## Problem to solve
Set down all of the data that follows word for word, without the images.

## Dataset content
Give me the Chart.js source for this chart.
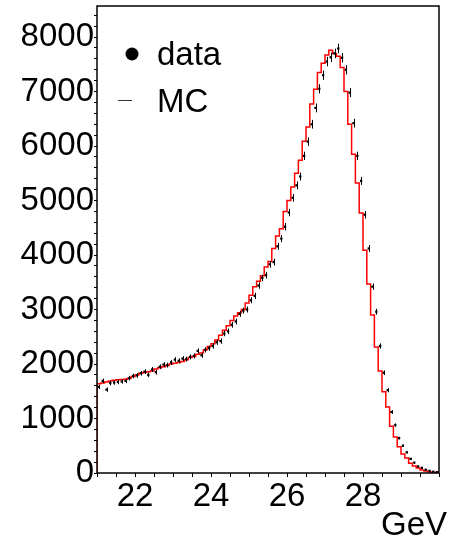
<!DOCTYPE html>
<html>
<head>
<meta charset="utf-8">
<script src="https://cdn.jsdelivr.net/npm/chart.js@4.4.0/dist/chart.umd.min.js"></script>
<style>
  body { margin: 0; background: #fff; }
  canvas { display: block; }
</style>
</head>
<body>
<canvas id="hist" width="451" height="537"></canvas>
<script>
// binning of the histogram (GeV)
var xLow = 21, xHigh = 30, binWidth = 0.1;
var yMax = 8570;
var xTickLabels = [22, 24, 26, 28];
var yTickLabels = [0, 1000, 2000, 3000, 4000, 5000, 6000, 7000, 8000];

// MC histogram, one value per bin
var mcCounts = [
    1610, 1640, 1650, 1670, 1690, 1700, 1710, 1715, 1720, 1740,
    1770, 1800, 1830, 1845, 1860, 1870, 1910, 1930, 1950, 1975,
    2000, 2015, 2030, 2045, 2080, 2120, 2140, 2180, 2200, 2260,
    2320, 2370, 2440, 2530, 2620, 2700, 2800, 2880, 2940, 3000,
    3120, 3260, 3420, 3520, 3620, 3780, 3880, 4120, 4350, 4480,
    4800, 5000, 5250, 5500, 5740, 6090, 6350, 6770, 7040, 7350,
    7520, 7670, 7760, 7700, 7650, 7440, 7000, 6400, 5850, 5320,
    4770, 4090, 3470, 2900, 2310, 1870, 1490, 1210, 860, 660,
    480, 350, 275, 180, 130, 90, 55, 35, 20, 12
];

// data, one value per bin
var dataCounts = [
    1580, 1690, 1530, 1650, 1660, 1670, 1680, 1690, 1740, 1780,
    1790, 1830, 1860, 1800, 1900, 1850, 1950, 1990, 1980, 2030,
    2080, 2060, 2100, 2090, 2130, 2150, 2240, 2160, 2260, 2290,
    2330, 2400, 2420, 2560, 2600, 2720, 2780, 2920, 2980, 3000,
    3170, 3250, 3440, 3580, 3630, 3830, 3870, 4160, 4300, 4520,
    4780, 5050, 5280, 5440, 5820, 6080, 6400, 6700, 7050, 7300,
    7550, 7630, 7700, 7790, 7620, 7400, 6980, 6420, 5820, 5360,
    4740, 4120, 3420, 2960, 2330, 1840, 1520, 1120, 880, 640,
    500, 380, 260, 190, 120, 95, 60, 40, 25, 15
];

var fontFamily = '"Liberation Sans", Arial, sans-serif';

var mcPoints = [{ x: xLow, y: 0 }];
for (var i = 0; i < mcCounts.length; i++) {
    mcPoints.push({ x: xLow + i * binWidth, y: mcCounts[i] });
}
mcPoints.push({ x: xHigh, y: mcCounts[mcCounts.length - 1] });

var dataPoints = [];
for (var j = 0; j < dataCounts.length; j++) {
    dataPoints.push({ x: xLow + (j + 0.5) * binWidth, y: dataCounts[j] });
}

// major + minor ticks: labels only where listed
var makeTicks = function (from, to, step) {
    var out = [];
    for (var k = 0; from + k * step <= to + 1e-9; k++) {
        out.push({ value: Math.round((from + k * step) * 1000) / 1000 });
    }
    return out;
};

// vertical error bars on the data points
var errorBars = {
    id: 'errorBars',
    afterDatasetsDraw: function (chart) {
        var ctx = chart.ctx;
        var yScale = chart.scales.y;
        var meta = chart.getDatasetMeta(0);
        ctx.save();
        ctx.strokeStyle = '#000';
        ctx.lineWidth = 1;
        meta.data.forEach(function (pt, k) {
            var v = dataCounts[k];
            var err = Math.sqrt(v);
            var top = yScale.getPixelForValue(v + err);
            var bot = yScale.getPixelForValue(v - err);
            ctx.beginPath();
            ctx.moveTo(Math.round(pt.x) + 0.5, top);
            ctx.lineTo(Math.round(pt.x) + 0.5, bot);
            ctx.stroke();
        });
        ctx.restore();
    }
};

// frame, legend and axis title
var decorations = {
    id: 'decorations',
    afterDraw: function (chart) {
        var ctx = chart.ctx;
        var a = chart.chartArea;
        ctx.save();
        ctx.strokeStyle = '#000';
        ctx.lineWidth = 1.5;
        ctx.strokeRect(a.left, a.top, a.right - a.left, a.bottom - a.top);

        ctx.fillStyle = '#000';
        ctx.beginPath();
        ctx.arc(132, 54, 6.5, 0, Math.PI * 2);
        ctx.fill();

        ctx.strokeStyle = '#333';
        ctx.lineWidth = 1;
        ctx.beginPath();
        ctx.moveTo(118, 100.5);
        ctx.lineTo(132, 100.5);
        ctx.stroke();

        ctx.font = '33px ' + fontFamily;
        ctx.textBaseline = 'alphabetic';
        ctx.textAlign = 'left';
        ctx.fillText('data', 157, 65);
        ctx.fillText('MC', 157, 112);

        ctx.textAlign = 'right';
        ctx.fillText('GeV', 447, 535);
        ctx.restore();
    }
};

var chart = new Chart(document.getElementById('hist'), {
    type: 'scatter',
    data: {
        datasets: [{
            label: 'data',
            data: dataPoints,
            showLine: false,
            pointStyle: 'rect',
            pointRadius: 1.6,
            backgroundColor: '#000',
            borderColor: '#000',
            borderWidth: 0
        }, {
            label: 'MC',
            data: mcPoints,
            showLine: true,
            stepped: 'after',
            pointRadius: 0,
            borderColor: '#ff0000',
            borderWidth: 1.5,
            fill: false
        }]
    },
    options: {
        responsive: false,
        devicePixelRatio: 1,
        animation: false,
        layout: { padding: { top: 6, right: 12, left: 0, bottom: 0 } },
        plugins: {
            legend: { display: false },
            tooltip: { enabled: false }
        },
        scales: {
            x: {
                type: 'linear',
                min: xLow,
                max: xHigh,
                afterBuildTicks: function (s) { s.ticks = makeTicks(xLow, xHigh, 0.5); },
                afterFit: function (s) {
                    s.height = 64;
                    s.paddingLeft = 0;
                    s.paddingRight = 0;
                },
                ticks: {
                    autoSkip: false,
                    maxRotation: 0,
                    padding: 0,
                    color: '#000',
                    font: { size: 33, family: fontFamily },
                    callback: function (v) { return xTickLabels.indexOf(v) >= 0 ? String(v) : ''; }
                },
                grid: { drawOnChartArea: false, tickLength: 4, color: '#000', lineWidth: 1 },
                border: { display: false }
            },
            y: {
                min: 0,
                max: yMax,
                afterBuildTicks: function (s) { s.ticks = makeTicks(0, yMax, 200); },
                afterFit: function (s) {
                    s.width = 97;
                    s.paddingTop = 0;
                    s.paddingBottom = 0;
                },
                ticks: {
                    autoSkip: false,
                    padding: 0,
                    color: '#000',
                    font: { size: 33, family: fontFamily },
                    callback: function (v) { return yTickLabels.indexOf(v) >= 0 ? String(v) : ''; }
                },
                grid: { drawOnChartArea: false, tickLength: 3, color: '#000', lineWidth: 1 },
                border: { display: false }
            }
        }
    },
    plugins: [errorBars, decorations]
});
</script>
</body>
</html>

## The answer
Give me the Chart.js source for this chart.
<!DOCTYPE html>
<html>
<head>
<meta charset="utf-8">
<script src="https://cdn.jsdelivr.net/npm/chart.js@4.4.0/dist/chart.umd.min.js"></script>
<style>
  body { margin: 0; background: #fff; }
  canvas { display: block; }
</style>
</head>
<body>
<canvas id="hist" width="451" height="537"></canvas>
<script>
// binning of the histogram (GeV)
var xLow = 21, xHigh = 30, binWidth = 0.1;
var yMax = 8570;
var xTickLabels = [22, 24, 26, 28];
var yTickLabels = [0, 1000, 2000, 3000, 4000, 5000, 6000, 7000, 8000];

// MC histogram, one value per bin
var mcCounts = [
    1610, 1640, 1650, 1670, 1690, 1700, 1710, 1715, 1720, 1740,
    1770, 1800, 1830, 1845, 1860, 1870, 1910, 1930, 1950, 1975,
    2000, 2015, 2030, 2045, 2080, 2120, 2140, 2180, 2200, 2260,
    2320, 2370, 2440, 2530, 2620, 2700, 2800, 2880, 2940, 3000,
    3120, 3260, 3420, 3520, 3620, 3780, 3880, 4120, 4350, 4480,
    4800, 5000, 5250, 5500, 5740, 6090, 6350, 6770, 7040, 7350,
    7520, 7670, 7760, 7700, 7650, 7440, 7000, 6400, 5850, 5320,
    4770, 4090, 3470, 2900, 2310, 1870, 1490, 1210, 860, 660,
    480, 350, 275, 180, 130, 90, 55, 35, 20, 12
];

// data, one value per bin
var dataCounts = [
    1580, 1690, 1530, 1650, 1660, 1670, 1680, 1690, 1740, 1780,
    1790, 1830, 1860, 1800, 1900, 1850, 1950, 1990, 1980, 2030,
    2080, 2060, 2100, 2090, 2130, 2150, 2240, 2160, 2260, 2290,
    2330, 2400, 2420, 2560, 2600, 2720, 2780, 2920, 2980, 3000,
    3170, 3250, 3440, 3580, 3630, 3830, 3870, 4160, 4300, 4520,
    4780, 5050, 5280, 5440, 5820, 6080, 6400, 6700, 7050, 7300,
    7550, 7630, 7700, 7790, 7620, 7400, 6980, 6420, 5820, 5360,
    4740, 4120, 3420, 2960, 2330, 1840, 1520, 1120, 880, 640,
    500, 380, 260, 190, 120, 95, 60, 40, 25, 15
];

var fontFamily = '"Liberation Sans", Arial, sans-serif';

var mcPoints = [{ x: xLow, y: 0 }];
for (var i = 0; i < mcCounts.length; i++) {
    mcPoints.push({ x: xLow + i * binWidth, y: mcCounts[i] });
}
mcPoints.push({ x: xHigh, y: mcCounts[mcCounts.length - 1] });

var dataPoints = [];
for (var j = 0; j < dataCounts.length; j++) {
    dataPoints.push({ x: xLow + (j + 0.5) * binWidth, y: dataCounts[j] });
}

// major + minor ticks: labels only where listed
var makeTicks = function (from, to, step) {
    var out = [];
    for (var k = 0; from + k * step <= to + 1e-9; k++) {
        out.push({ value: Math.round((from + k * step) * 1000) / 1000 });
    }
    return out;
};

// vertical error bars on the data points
var errorBars = {
    id: 'errorBars',
    afterDatasetsDraw: function (chart) {
        var ctx = chart.ctx;
        var yScale = chart.scales.y;
        var meta = chart.getDatasetMeta(0);
        ctx.save();
        ctx.strokeStyle = '#000';
        ctx.lineWidth = 1;
        meta.data.forEach(function (pt, k) {
            var v = dataCounts[k];
            var err = Math.sqrt(v);
            var top = yScale.getPixelForValue(v + err);
            var bot = yScale.getPixelForValue(v - err);
            ctx.beginPath();
            ctx.moveTo(Math.round(pt.x) + 0.5, top);
            ctx.lineTo(Math.round(pt.x) + 0.5, bot);
            ctx.stroke();
        });
        ctx.restore();
    }
};

// frame, legend and axis title
var decorations = {
    id: 'decorations',
    afterDraw: function (chart) {
        var ctx = chart.ctx;
        var a = chart.chartArea;
        ctx.save();
        ctx.strokeStyle = '#000';
        ctx.lineWidth = 1.5;
        ctx.strokeRect(a.left, a.top, a.right - a.left, a.bottom - a.top);

        ctx.fillStyle = '#000';
        ctx.beginPath();
        ctx.arc(132, 54, 6.5, 0, Math.PI * 2);
        ctx.fill();

        ctx.strokeStyle = '#333';
        ctx.lineWidth = 1;
        ctx.beginPath();
        ctx.moveTo(118, 100.5);
        ctx.lineTo(132, 100.5);
        ctx.stroke();

        ctx.font = '33px ' + fontFamily;
        ctx.textBaseline = 'alphabetic';
        ctx.textAlign = 'left';
        ctx.fillText('data', 157, 65);
        ctx.fillText('MC', 157, 112);

        ctx.textAlign = 'right';
        ctx.fillText('GeV', 447, 535);
        ctx.restore();
    }
};

var chart = new Chart(document.getElementById('hist'), {
    type: 'scatter',
    data: {
        datasets: [{
            label: 'data',
            data: dataPoints,
            showLine: false,
            pointStyle: 'rect',
            pointRadius: 1.6,
            backgroundColor: '#000',
            borderColor: '#000',
            borderWidth: 0
        }, {
            label: 'MC',
            data: mcPoints,
            showLine: true,
            stepped: 'after',
            pointRadius: 0,
            borderColor: '#ff0000',
            borderWidth: 1.5,
            fill: false
        }]
    },
    options: {
        responsive: false,
        devicePixelRatio: 1,
        animation: false,
        layout: { padding: { top: 6, right: 12, left: 0, bottom: 0 } },
        plugins: {
            legend: { display: false },
            tooltip: { enabled: false }
        },
        scales: {
            x: {
                type: 'linear',
                min: xLow,
                max: xHigh,
                afterBuildTicks: function (s) { s.ticks = makeTicks(xLow, xHigh, 0.5); },
                afterFit: function (s) {
                    s.height = 64;
                    s.paddingLeft = 0;
                    s.paddingRight = 0;
                },
                ticks: {
                    autoSkip: false,
                    maxRotation: 0,
                    padding: 0,
                    color: '#000',
                    font: { size: 33, family: fontFamily },
                    callback: function (v) { return xTickLabels.indexOf(v) >= 0 ? String(v) : ''; }
                },
                grid: { drawOnChartArea: false, tickLength: 4, color: '#000', lineWidth: 1 },
                border: { display: false }
            },
            y: {
                min: 0,
                max: yMax,
                afterBuildTicks: function (s) { s.ticks = makeTicks(0, yMax, 200); },
                afterFit: function (s) {
                    s.width = 97;
                    s.paddingTop = 0;
                    s.paddingBottom = 0;
                },
                ticks: {
                    autoSkip: false,
                    padding: 0,
                    color: '#000',
                    font: { size: 33, family: fontFamily },
                    callback: function (v) { return yTickLabels.indexOf(v) >= 0 ? String(v) : ''; }
                },
                grid: { drawOnChartArea: false, tickLength: 3, color: '#000', lineWidth: 1 },
                border: { display: false }
            }
        }
    },
    plugins: [errorBars, decorations]
});
</script>
</body>
</html>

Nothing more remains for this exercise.